MATERIAL FOR THIS TASK
--

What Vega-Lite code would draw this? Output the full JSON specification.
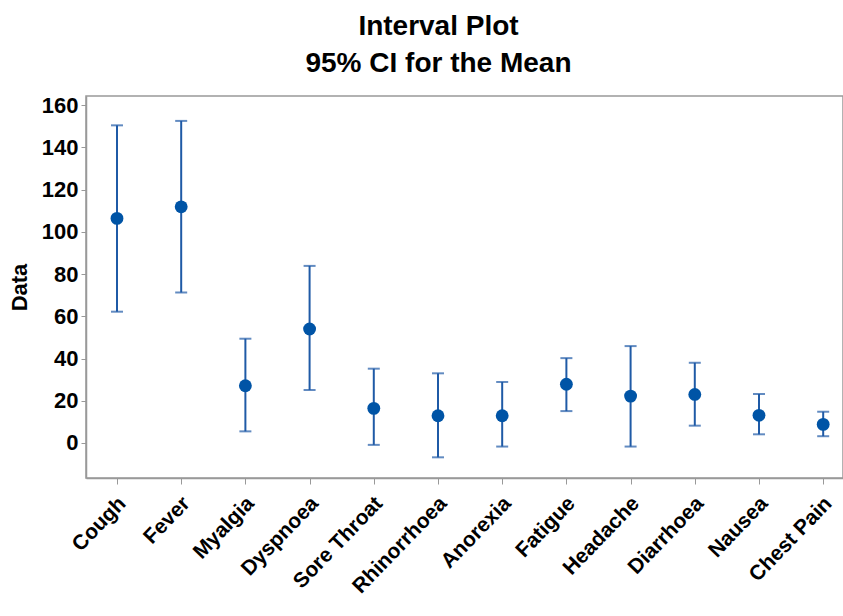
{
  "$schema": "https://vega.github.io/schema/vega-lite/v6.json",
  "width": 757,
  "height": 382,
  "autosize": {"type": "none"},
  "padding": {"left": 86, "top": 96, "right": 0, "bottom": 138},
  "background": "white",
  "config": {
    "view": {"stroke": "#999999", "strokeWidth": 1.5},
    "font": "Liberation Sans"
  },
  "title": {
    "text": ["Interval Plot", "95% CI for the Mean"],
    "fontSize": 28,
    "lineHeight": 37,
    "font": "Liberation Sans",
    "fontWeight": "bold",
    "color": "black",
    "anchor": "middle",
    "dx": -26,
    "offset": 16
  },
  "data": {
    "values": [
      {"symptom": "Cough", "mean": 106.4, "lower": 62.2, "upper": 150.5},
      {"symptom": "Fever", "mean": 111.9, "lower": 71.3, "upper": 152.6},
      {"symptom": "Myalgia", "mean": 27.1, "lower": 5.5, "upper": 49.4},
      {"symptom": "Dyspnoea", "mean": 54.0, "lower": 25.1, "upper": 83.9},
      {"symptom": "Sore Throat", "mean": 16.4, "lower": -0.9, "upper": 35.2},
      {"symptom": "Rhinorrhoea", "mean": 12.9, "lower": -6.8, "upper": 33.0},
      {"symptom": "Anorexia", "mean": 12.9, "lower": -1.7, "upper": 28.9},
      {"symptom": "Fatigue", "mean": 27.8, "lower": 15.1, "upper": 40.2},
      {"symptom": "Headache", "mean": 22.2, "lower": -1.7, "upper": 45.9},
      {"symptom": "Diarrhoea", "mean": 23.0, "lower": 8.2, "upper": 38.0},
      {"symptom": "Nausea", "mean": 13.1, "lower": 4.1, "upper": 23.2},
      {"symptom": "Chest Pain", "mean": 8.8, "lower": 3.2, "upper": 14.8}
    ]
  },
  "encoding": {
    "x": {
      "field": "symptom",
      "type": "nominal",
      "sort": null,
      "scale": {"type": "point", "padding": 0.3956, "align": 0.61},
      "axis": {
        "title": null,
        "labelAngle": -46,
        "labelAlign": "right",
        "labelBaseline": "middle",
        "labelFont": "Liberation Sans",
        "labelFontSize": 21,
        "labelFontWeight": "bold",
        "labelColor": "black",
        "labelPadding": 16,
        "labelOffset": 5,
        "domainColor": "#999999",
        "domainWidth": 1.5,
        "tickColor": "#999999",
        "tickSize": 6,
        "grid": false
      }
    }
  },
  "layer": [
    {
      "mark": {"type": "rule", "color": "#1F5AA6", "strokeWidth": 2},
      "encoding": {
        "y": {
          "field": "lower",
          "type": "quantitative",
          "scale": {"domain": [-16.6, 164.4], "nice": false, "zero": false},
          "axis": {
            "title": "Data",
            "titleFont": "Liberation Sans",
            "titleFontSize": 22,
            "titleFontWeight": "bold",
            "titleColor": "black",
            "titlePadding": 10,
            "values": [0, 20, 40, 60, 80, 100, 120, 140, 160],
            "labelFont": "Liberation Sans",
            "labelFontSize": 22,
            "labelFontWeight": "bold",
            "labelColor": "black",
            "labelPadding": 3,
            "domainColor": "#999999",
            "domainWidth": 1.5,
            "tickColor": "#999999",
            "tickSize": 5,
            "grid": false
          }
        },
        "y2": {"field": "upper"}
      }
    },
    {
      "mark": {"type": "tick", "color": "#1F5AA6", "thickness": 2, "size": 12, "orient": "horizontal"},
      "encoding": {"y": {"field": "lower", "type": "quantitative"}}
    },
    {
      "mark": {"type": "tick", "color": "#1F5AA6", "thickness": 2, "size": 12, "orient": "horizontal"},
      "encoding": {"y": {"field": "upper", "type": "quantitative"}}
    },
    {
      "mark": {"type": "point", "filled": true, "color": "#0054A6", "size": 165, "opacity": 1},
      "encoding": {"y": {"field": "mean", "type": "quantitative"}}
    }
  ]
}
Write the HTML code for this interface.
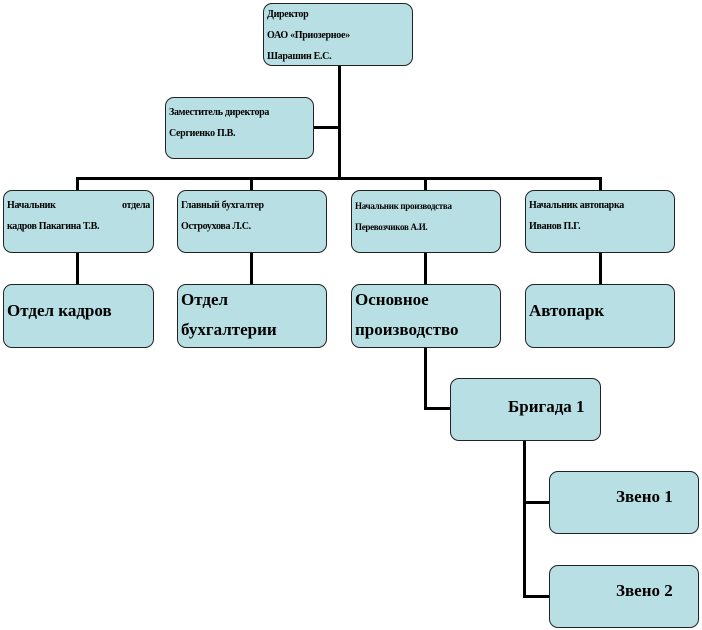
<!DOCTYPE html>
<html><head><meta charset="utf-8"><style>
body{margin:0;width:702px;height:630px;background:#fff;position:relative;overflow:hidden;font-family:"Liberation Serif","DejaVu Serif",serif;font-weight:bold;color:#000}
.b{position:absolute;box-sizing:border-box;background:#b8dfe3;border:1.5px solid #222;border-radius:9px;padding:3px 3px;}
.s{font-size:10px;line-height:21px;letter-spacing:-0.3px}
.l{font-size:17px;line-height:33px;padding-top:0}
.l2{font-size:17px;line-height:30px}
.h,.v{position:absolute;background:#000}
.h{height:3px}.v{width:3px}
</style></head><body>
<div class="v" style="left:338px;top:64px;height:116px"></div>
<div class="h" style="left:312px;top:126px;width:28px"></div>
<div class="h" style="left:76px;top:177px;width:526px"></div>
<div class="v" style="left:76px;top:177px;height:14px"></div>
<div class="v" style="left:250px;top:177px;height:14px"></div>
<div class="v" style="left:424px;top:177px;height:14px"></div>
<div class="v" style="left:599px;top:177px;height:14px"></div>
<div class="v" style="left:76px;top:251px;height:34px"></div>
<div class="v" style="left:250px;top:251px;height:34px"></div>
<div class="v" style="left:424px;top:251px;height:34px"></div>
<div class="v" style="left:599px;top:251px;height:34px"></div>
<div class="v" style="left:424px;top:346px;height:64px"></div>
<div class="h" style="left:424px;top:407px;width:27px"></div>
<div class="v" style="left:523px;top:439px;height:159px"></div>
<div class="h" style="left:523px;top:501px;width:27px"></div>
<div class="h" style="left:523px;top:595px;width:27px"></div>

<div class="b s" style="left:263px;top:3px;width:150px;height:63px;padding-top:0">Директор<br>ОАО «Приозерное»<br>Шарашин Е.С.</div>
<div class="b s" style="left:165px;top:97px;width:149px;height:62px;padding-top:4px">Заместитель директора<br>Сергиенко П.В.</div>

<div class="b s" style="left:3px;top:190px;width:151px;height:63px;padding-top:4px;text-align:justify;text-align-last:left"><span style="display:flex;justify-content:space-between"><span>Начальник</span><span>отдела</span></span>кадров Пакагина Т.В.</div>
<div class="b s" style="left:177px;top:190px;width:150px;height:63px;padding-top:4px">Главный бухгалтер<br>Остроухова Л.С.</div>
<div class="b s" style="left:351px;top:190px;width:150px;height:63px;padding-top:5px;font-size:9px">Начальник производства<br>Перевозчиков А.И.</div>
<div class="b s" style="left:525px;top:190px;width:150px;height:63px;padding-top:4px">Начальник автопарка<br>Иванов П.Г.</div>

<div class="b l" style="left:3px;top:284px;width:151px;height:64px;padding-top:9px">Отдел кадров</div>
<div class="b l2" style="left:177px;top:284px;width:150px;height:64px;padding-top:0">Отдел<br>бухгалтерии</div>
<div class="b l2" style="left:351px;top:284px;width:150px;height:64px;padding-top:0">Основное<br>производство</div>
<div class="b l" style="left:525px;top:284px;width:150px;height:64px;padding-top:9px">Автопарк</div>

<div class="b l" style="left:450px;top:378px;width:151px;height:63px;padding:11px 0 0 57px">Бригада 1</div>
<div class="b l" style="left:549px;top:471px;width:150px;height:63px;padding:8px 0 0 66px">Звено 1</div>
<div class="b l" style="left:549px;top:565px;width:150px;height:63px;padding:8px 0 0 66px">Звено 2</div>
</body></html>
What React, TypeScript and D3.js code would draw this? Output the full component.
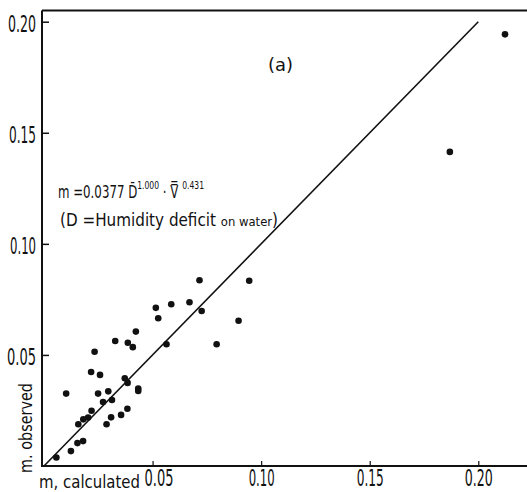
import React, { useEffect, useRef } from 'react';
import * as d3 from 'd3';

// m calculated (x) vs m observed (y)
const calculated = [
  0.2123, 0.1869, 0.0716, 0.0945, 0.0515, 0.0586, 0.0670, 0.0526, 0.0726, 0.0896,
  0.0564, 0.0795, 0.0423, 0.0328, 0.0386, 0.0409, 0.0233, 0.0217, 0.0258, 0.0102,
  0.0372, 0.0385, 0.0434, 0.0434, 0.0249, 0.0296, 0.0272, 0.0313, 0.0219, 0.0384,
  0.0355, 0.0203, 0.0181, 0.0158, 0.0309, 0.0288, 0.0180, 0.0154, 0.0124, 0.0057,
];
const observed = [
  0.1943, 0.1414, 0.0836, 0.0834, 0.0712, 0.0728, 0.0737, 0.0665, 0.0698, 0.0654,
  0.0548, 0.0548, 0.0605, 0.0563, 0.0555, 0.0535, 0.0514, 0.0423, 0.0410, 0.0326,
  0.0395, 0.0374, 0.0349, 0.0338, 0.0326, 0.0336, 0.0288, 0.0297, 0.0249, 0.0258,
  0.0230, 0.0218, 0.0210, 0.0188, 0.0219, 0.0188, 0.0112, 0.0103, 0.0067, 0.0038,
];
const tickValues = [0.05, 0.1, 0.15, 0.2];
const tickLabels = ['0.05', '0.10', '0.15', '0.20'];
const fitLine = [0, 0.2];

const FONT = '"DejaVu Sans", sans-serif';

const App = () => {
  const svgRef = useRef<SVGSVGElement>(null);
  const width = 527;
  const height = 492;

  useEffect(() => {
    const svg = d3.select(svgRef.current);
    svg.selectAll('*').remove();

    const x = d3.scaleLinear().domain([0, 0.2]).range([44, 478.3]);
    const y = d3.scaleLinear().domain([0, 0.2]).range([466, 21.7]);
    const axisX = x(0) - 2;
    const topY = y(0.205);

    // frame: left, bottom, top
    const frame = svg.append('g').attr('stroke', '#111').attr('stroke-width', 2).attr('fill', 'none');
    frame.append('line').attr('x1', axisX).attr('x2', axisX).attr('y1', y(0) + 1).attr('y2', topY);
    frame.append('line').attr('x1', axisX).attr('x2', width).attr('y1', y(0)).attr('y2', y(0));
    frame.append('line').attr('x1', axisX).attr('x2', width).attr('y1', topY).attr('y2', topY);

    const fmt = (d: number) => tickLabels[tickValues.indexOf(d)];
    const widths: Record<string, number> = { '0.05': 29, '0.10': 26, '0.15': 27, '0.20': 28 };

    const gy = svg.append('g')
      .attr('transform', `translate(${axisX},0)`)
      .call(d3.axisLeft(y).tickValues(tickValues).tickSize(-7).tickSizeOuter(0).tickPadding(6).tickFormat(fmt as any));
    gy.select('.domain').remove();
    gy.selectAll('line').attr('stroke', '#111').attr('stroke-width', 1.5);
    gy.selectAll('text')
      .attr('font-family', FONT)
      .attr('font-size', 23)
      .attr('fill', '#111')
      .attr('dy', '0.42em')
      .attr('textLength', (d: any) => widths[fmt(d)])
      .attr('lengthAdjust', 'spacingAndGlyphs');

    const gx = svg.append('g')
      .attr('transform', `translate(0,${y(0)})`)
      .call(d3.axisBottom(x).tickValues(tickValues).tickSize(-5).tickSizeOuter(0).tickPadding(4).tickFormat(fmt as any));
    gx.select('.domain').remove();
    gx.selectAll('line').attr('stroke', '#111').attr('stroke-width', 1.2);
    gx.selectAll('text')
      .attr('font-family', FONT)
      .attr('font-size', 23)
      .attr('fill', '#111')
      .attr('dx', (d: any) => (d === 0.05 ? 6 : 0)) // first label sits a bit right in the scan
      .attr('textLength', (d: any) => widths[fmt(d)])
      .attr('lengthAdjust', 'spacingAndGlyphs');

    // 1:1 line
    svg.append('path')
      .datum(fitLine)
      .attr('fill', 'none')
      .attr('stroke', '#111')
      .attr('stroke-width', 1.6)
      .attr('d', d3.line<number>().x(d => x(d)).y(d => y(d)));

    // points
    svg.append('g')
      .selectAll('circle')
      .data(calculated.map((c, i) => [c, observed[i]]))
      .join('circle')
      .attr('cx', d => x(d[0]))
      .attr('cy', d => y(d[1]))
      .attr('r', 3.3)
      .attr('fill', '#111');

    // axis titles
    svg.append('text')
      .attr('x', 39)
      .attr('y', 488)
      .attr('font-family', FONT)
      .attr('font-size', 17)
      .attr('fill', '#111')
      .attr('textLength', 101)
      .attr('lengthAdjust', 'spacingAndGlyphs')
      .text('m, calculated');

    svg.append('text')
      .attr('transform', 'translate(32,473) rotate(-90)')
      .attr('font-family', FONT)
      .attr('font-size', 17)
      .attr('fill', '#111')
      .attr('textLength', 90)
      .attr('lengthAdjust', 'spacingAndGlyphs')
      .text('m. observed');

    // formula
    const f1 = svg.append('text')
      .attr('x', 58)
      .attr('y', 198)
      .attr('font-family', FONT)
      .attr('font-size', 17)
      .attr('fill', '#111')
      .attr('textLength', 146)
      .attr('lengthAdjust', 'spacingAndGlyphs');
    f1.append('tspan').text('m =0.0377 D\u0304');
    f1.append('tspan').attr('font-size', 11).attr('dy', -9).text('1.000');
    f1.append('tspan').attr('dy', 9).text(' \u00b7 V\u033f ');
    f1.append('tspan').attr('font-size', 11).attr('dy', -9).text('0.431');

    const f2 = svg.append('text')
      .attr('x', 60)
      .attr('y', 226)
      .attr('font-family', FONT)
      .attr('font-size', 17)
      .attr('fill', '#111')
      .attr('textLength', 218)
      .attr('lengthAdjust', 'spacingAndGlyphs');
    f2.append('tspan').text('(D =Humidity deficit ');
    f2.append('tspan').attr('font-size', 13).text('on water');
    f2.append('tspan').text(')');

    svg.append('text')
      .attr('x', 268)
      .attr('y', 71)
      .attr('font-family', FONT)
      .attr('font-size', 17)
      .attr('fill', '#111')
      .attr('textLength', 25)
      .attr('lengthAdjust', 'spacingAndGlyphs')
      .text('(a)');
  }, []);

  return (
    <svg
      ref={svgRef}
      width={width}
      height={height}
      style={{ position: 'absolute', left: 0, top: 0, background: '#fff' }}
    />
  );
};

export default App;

--

AIM
Pictures excluded, retype exactly the lines running from the one with "What React, TypeScript" through the one with "import * as d3 from 'd3';". Include both end lines and nothing more.

IN RESPONSE
What React, TypeScript and D3.js code would draw this? Output the full component.
import React, { useEffect, useRef } from 'react';
import * as d3 from 'd3';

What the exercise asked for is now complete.